Here's some obvious but nonetheless cheering news from Southern California: Raising children in a place that's not awash with foul smog, it seems, is actually good for their long-term health.
That's according to researchers at the University of Southern California who spent 20 years following school kids in the L.A. Basin. They say children they monitored from 2007 to 2011—specifically those aged 11 to 15—have much better lung development than a similarly aged group did in the 1990s. And this physiological improvement corresponded with a period of better air quality, they write in the New England Journal of Medicine.
These are some of the ways in which millennial kids are breathing easier than their '90s-era counterparts, according to the research:
• Their lungs grew 10 percent faster. This quickened development correlates with diminished levels of small particulate matter and nitrogen dioxide (40 percent lower than levels in the '90s).
• Eight percent of study subjects showed impaired lung function in the mid-90s and 6 percent did a few years later. That number dropped to under 4 percent for mid-2000s kids, suggesting a gradual improvement in public health.
• Race, education level, and even exposure to tobacco smoke didn't get in the way of their better respiratory health. "These [improvements] were observed in boys and girls, Hispanic white and non-Hispanic white children, and children with asthma and children without asthma, which suggests that all children have the potential to benefit from improvements in air quality," states the study.
Despite this heartening bulletin, now is not the time to declare victory over SoCal's floating toxic soup. The lower levels of pollution from 2007 to 2011 were partly due to decreased economic activity during the Great Recession, say the researchers. And with activity on the roads and at the region's gargantuan ports expected to increase in coming years, there could be another surge in toxic emissions.
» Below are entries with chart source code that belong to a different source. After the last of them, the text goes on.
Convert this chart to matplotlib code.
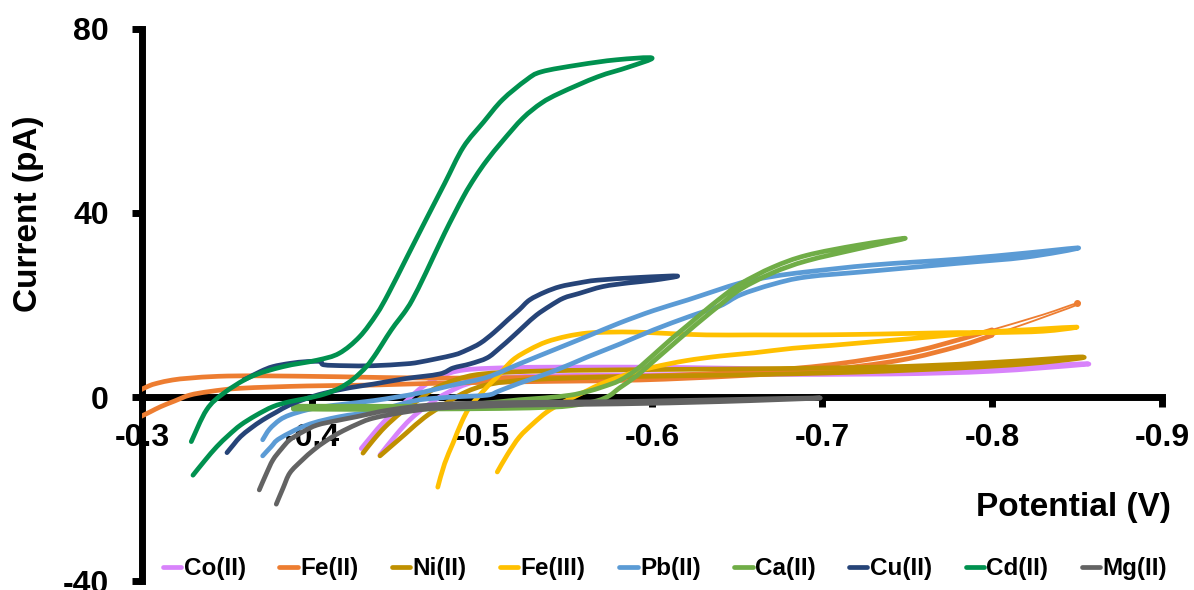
import numpy as np
import matplotlib.pyplot as plt
from matplotlib.path import Path
from matplotlib.patches import PathPatch
from matplotlib.lines import Line2D

plt.rcParams['font.family'] = ['Liberation Sans', 'DejaVu Sans']
plt.rcParams['font.weight'] = 'bold'
plt.rcParams['axes.unicode_minus'] = False

# potential (V) / current (pA) for each ion, forward scan then return scan
co_v = [-0.429, -0.435, -0.442, -0.450, -0.458, -0.465, -0.475, -0.490, -0.520, -0.560, -0.620,
        -0.680, -0.730, -0.780, -0.820, -0.852,
        -0.852, -0.800, -0.740, -0.660, -0.580, -0.520, -0.495, -0.480, -0.468, -0.458, -0.450, -0.440]
co_i = [-11.2, -8.5, -5.5, -2.8, 0.0, 2.2, 4.4, 5.9, 6.4, 6.5, 6.4,
        6.0, 5.6, 6.0, 6.6, 7.2,
        7.0, 5.6, 5.0, 4.9, 4.8, 4.4, 3.2, 1.0, -1.8, -4.8, -8.0, -12.6]

fe2_v = [-0.299, -0.304, -0.309, -0.318, -0.328, -0.345, -0.370, -0.416, -0.475, -0.540, -0.600,
         -0.650, -0.700, -0.750, -0.780, -0.800, -0.830, -0.850,
         -0.845, -0.800, -0.780, -0.746, -0.700, -0.650, -0.593, -0.540, -0.475, -0.436, -0.397,
         -0.358, -0.340, -0.328, -0.319, -0.311, -0.305, -0.299]
fe2_i = [1.5, 2.4, 3.0, 3.7, 4.1, 4.5, 4.6, 4.4, 4.1, 4.3, 4.6,
         5.4, 6.8, 9.6, 12.4, 14.6, 17.9, 20.4,
         19.3, 13.4, 11.0, 8.0, 5.8, 4.6, 3.7, 3.4, 3.0, 2.6, 2.4,
         1.9, 1.2, 0.4, -0.9, -2.1, -3.2, -4.3]

ni_v = [-0.430, -0.436, -0.443, -0.452, -0.462, -0.472, -0.485, -0.500, -0.530, -0.580, -0.650,
        -0.720, -0.760, -0.800, -0.830, -0.851,
        -0.851, -0.820, -0.780, -0.720, -0.650, -0.580, -0.530, -0.505, -0.490, -0.477, -0.466,
        -0.455, -0.440]
ni_i = [-12.2, -9.4, -6.5, -3.5, -0.8, 1.8, 3.8, 5.0, 5.6, 5.9, 6.1,
        6.4, 6.8, 7.5, 8.2, 8.7,
        8.4, 7.2, 6.3, 5.4, 4.8, 4.4, 3.8, 2.8, 1.0, -1.8, -4.5,
        -8.0, -12.8]

fe3_v = [-0.509, -0.515, -0.522, -0.530, -0.538, -0.546, -0.554, -0.562, -0.571, -0.586, -0.601,
         -0.620, -0.640, -0.660, -0.683, -0.705, -0.730, -0.756, -0.780, -0.800, -0.825, -0.850,
         -0.830, -0.800, -0.780, -0.750, -0.720, -0.691, -0.660, -0.632, -0.610, -0.591, -0.575,
         -0.562, -0.550, -0.538, -0.528, -0.518, -0.509, -0.503, -0.493, -0.488, -0.483, -0.478,
         -0.474]
fe3_i = [-16.3, -12.5, -8.7, -5.8, -3.3, -1.5, 0.0, 1.4, 3.0, 5.0, 6.5,
         7.9, 8.9, 9.6, 10.6, 11.2, 12.0, 12.8, 13.6, 14.2, 14.7, 15.2,
         14.3, 14.0, 14.0, 13.8, 13.6, 13.5, 13.5, 13.5, 13.8, 14.1, 14.1,
         13.9, 13.2, 12.0, 10.3, 8.0, 4.4, 2.2, -2.1, -5.5, -10.0, -14.5,
         -19.6]

pb_v = [-0.371, -0.375, -0.381, -0.387, -0.397, -0.407, -0.420, -0.436, -0.450, -0.4635, -0.483,
        -0.503, -0.522, -0.542, -0.562, -0.581, -0.601, -0.621, -0.652, -0.671, -0.691, -0.730,
        -0.781, -0.820, -0.851,
        -0.820, -0.781, -0.730, -0.691, -0.671, -0.652, -0.640, -0.622, -0.601, -0.581, -0.562,
        -0.542, -0.522, -0.510, -0.503, -0.483, -0.4635, -0.450, -0.436, -0.416, -0.397, -0.381,
        -0.376, -0.371]
pb_i = [-9.3, -7.0, -5.0, -3.9, -2.8, -2.1, -1.5, -0.8, 0.0, 0.9, 2.6,
        4.3, 7.2, 10.2, 13.2, 16.1, 18.8, 21.1, 24.8, 26.2, 27.2, 28.7,
        30.0, 31.3, 32.4,
        30.4, 29.1, 27.4, 26.1, 24.5, 22.2, 19.8, 17.5, 14.6, 11.5, 8.7,
        5.6, 3.0, 1.3, 0.4, 0.0, -0.6, -1.8, -3.2, -4.3, -6.1, -9.0,
        -10.8, -12.8]

ca_v = [-0.389, -0.420, -0.460, -0.483, -0.503, -0.522, -0.537, -0.552, -0.562, -0.571, -0.581,
        -0.591, -0.601, -0.611, -0.621, -0.630, -0.640, -0.652, -0.671, -0.691, -0.721, -0.749,
        -0.721, -0.691, -0.671, -0.652, -0.640, -0.630, -0.621, -0.611, -0.601, -0.591, -0.581,
        -0.575, -0.568, -0.556, -0.542, -0.510, -0.470, -0.430, -0.389]
ca_i = [-2.0, -2.0, -2.0, -1.8, -1.3, -0.6, -0.2, 0.4, 1.2, 2.2, 3.6,
        6.0, 9.2, 12.5, 15.6, 18.4, 21.4, 24.6, 28.2, 30.8, 33.0, 34.5,
        32.2, 29.6, 27.0, 23.4, 20.0, 17.0, 14.2, 11.0, 7.8, 4.6, 2.0,
        0.3, -0.8, -1.7, -2.2, -2.5, -2.6, -2.7, -2.6]

cu_v = [-0.360, -0.362, -0.370, -0.377, -0.387, -0.397, -0.405, -0.407, -0.420, -0.436, -0.455,
        -0.4635, -0.483, -0.491, -0.499, -0.507, -0.515, -0.522, -0.528, -0.537, -0.546, -0.557,
        -0.568, -0.593, -0.615,
        -0.601, -0.586, -0.571, -0.557, -0.548, -0.540, -0.532, -0.525, -0.518, -0.510, -0.503,
        -0.493, -0.483, -0.475, -0.455, -0.436, -0.422, -0.407, -0.397, -0.387, -0.379, -0.371,
        -0.364, -0.358, -0.354, -0.350]
cu_i = [3.8, 4.1, 5.6, 6.6, 7.3, 7.7, 7.7, 7.0, 6.8, 6.8, 7.2,
        7.6, 9.1, 10.2, 11.7, 14.0, 16.7, 19.0, 21.1, 22.8, 24.0, 24.8,
        25.4, 26.0, 26.3,
        25.4, 24.8, 24.0, 22.5, 21.5, 19.8, 17.8, 15.5, 13.1, 10.5, 8.5,
        7.2, 6.3, 5.0, 4.0, 2.8, 2.0, 0.8, -0.3, -1.7, -3.3, -5.0,
        -6.8, -8.6, -10.3, -12.1]

cd_v = [-0.330, -0.337, -0.344, -0.351, -0.358, -0.367, -0.377, -0.387, -0.397, -0.407, -0.416,
        -0.424, -0.432, -0.438, -0.444, -0.449, -0.454, -0.459, -0.467, -0.478, -0.489, -0.496,
        -0.503, -0.512, -0.524, -0.535, -0.546, -0.568, -0.586, -0.600,
        -0.579, -0.557, -0.535, -0.526, -0.512, -0.501, -0.489, -0.478, -0.467, -0.456, -0.445,
        -0.438, -0.428, -0.416, -0.403, -0.383, -0.364, -0.348, -0.338, -0.329]
cd_i = [-17.0, -13.8, -10.8, -8.3, -6.1, -4.0, -2.1, -1.0, -0.3, 0.6, 1.9,
        3.8, 6.6, 9.6, 13.1, 15.8, 18.2, 21.1, 27.0, 35.6, 43.5, 47.8,
        51.5, 55.6, 60.6, 63.9, 66.1, 69.6, 71.7, 73.7,
        73.3, 72.2, 70.7, 68.9, 64.6, 59.8, 54.3, 46.4, 38.5, 30.5, 22.5,
        18.0, 13.1, 9.5, 8.0, 6.6, 4.4, 0.8, -2.8, -9.7]

mg_v = [-0.369, -0.373, -0.377, -0.382, -0.387, -0.395, -0.403, -0.415, -0.426, -0.446, -0.475,
        -0.520, -0.580, -0.640, -0.699,
        -0.640, -0.580, -0.520, -0.475, -0.456, -0.436, -0.426, -0.416, -0.408, -0.401, -0.394,
        -0.387, -0.383, -0.379]
mg_i = [-20.2, -16.8, -13.7, -11.3, -9.3, -7.5, -6.1, -5.1, -4.3, -2.8, -1.6,
        -1.2, -1.0, -0.6, -0.2,
        -1.0, -1.5, -1.8, -2.4, -3.2, -4.6, -6.0, -7.8, -9.6, -11.5, -13.8,
        -16.5, -19.8, -23.3]

labels = ['Co(II)', 'Fe(II)', 'Ni(II)', 'Fe(III)', 'Pb(II)', 'Ca(II)', 'Cu(II)', 'Cd(II)', 'Mg(II)']
colors = ['#D883FB', '#ED7D31', '#BF9000', '#FFC000', '#5B9BD5', '#70AD47', '#264478', '#00914F', '#636363']
x_ticks = [-0.3, -0.4, -0.5, -0.6, -0.7, -0.8, -0.9]
y_ticks = [-40, 0, 40, 80]

curves = [(co_v, co_i), (fe2_v, fe2_i), (ni_v, ni_i), (fe3_v, fe3_i), (pb_v, pb_i),
          (ca_v, ca_i), (cu_v, cu_i), (cd_v, cd_i), (mg_v, mg_i)]

LW = 3.4


def smooth_path(v, i):
    # smoothed scatter line: cubic Bezier segments through every point (Catmull-Rom tangents)
    p = np.column_stack([v, i])
    n = len(p)
    verts = [p[0]]
    codes = [Path.MOVETO]
    for k in range(n - 1):
        p0 = p[k - 1] if k > 0 else p[k]
        p3 = p[k + 2] if k + 2 < n else p[k + 1]
        verts += [p[k] + (p[k + 1] - p0) / 6, p[k + 1] - (p3 - p[k]) / 6, p[k + 1]]
        codes += [Path.CURVE4] * 3
    return Path(verts, codes)


def draw_curve(ax, v, i, col, lw):
    patch = PathPatch(smooth_path(v, i), fill=False, edgecolor=col, lw=lw,
                      capstyle='round', joinstyle='round', zorder=3)
    ax.add_patch(patch)


fig = plt.figure(figsize=(11.94, 5.90), dpi=100)
ax = fig.add_axes([0.1189, 0.01525, 0.8543, 0.9356])

handles = []
for (v, i), lab, col in zip(curves, labels, colors):
    v = np.array(v)
    i = np.array(i)
    if lab == 'Fe(II)':
        # far end of the Fe(II) scan: thin line with a dot at the turning point
        draw_curve(ax, v, i, col, 1.3)
        k = np.argmin(v)
        ax.plot(v[k], i[k], 'o', color=col, ms=4, zorder=3)
        keep = v >= -0.80
        idx = np.where(keep)[0]
        runs = np.split(idx, np.where(np.diff(idx) > 1)[0] + 1)
        for r in runs:
            draw_curve(ax, v[r], i[r], col, LW)
    else:
        draw_curve(ax, v, i, col, LW)
    handles.append(Line2D([], [], color=col, lw=LW, solid_capstyle='round'))

ax.set_xlim(-0.3, -0.9)
ax.set_ylim(-40, 80)
ax.set_xticks(x_ticks)
ax.set_xticklabels([f'{t:.1f}' for t in x_ticks])
ax.set_yticks(y_ticks)

for s in ['top', 'right']:
    ax.spines[s].set_visible(False)
ax.spines['bottom'].set_position(('data', 0))
ax.spines['bottom'].set_linewidth(5)
ax.spines['left'].set_linewidth(5)
ax.patch.set_alpha(0)

ax.tick_params(axis='x', direction='out', length=7, width=5, pad=12, labelsize=23)
ax.tick_params(axis='y', direction='out', length=7, width=5, pad=17, labelsize=23)
for t in ax.get_xticklabels() + ax.get_yticklabels():
    t.set_fontweight('bold')

fig.text(0.8987, 0.139, 'Potential (V)', ha='center', va='center', fontsize=24, fontweight='bold')
fig.text(0.0235, 0.637, 'Current (pA)', ha='center', va='center', rotation=90,
         fontsize=24, fontweight='bold')

fig.legend(handles, labels, loc='center', bbox_to_anchor=(0.557, 0.036), ncol=9,
           frameon=False, prop={'weight': 'bold', 'size': 17.5}, handlelength=0.75,
           handletextpad=0.1, columnspacing=1.38, borderaxespad=0)

fig.savefig('out.png', dpi=100)
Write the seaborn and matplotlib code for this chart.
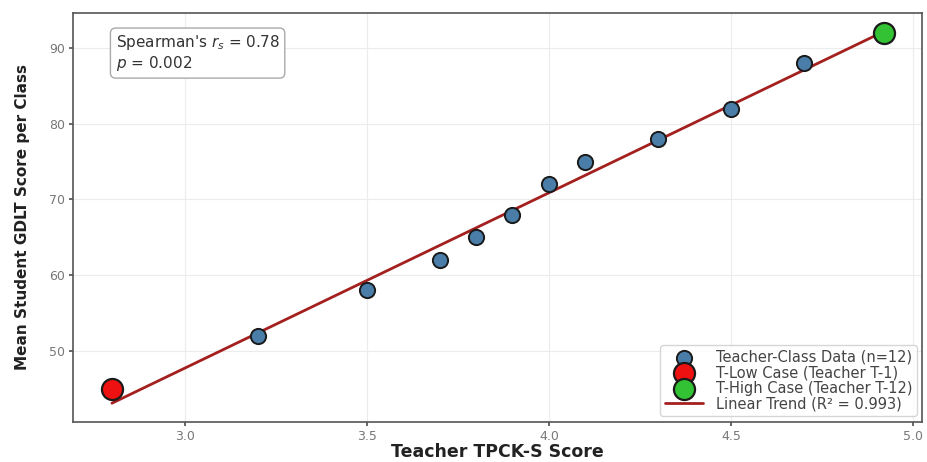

And that would be a kick in the diaphragm for people who came of age in the '90s, whose lungs might be permanently impaired. Says lead author W. James Gauderman in a press release:
"Reduced lung function in adulthood has been strongly associated with increased risks of respiratory disease, cardiovascular disease, and premature death," said Gauderman. "Improved air quality over the past 20 years has helped reduce the gap in lung health for kids inside, versus outside, the L.A. basin."
The growing years are critical for lung development. The researchers are monitoring lung function in a group of adults who participated in the study as adolescents. So far they have not found evidence of a rebound after the teenage years.
"Their lungs may have lost the opportunity to grow any more," Gauderman suggested.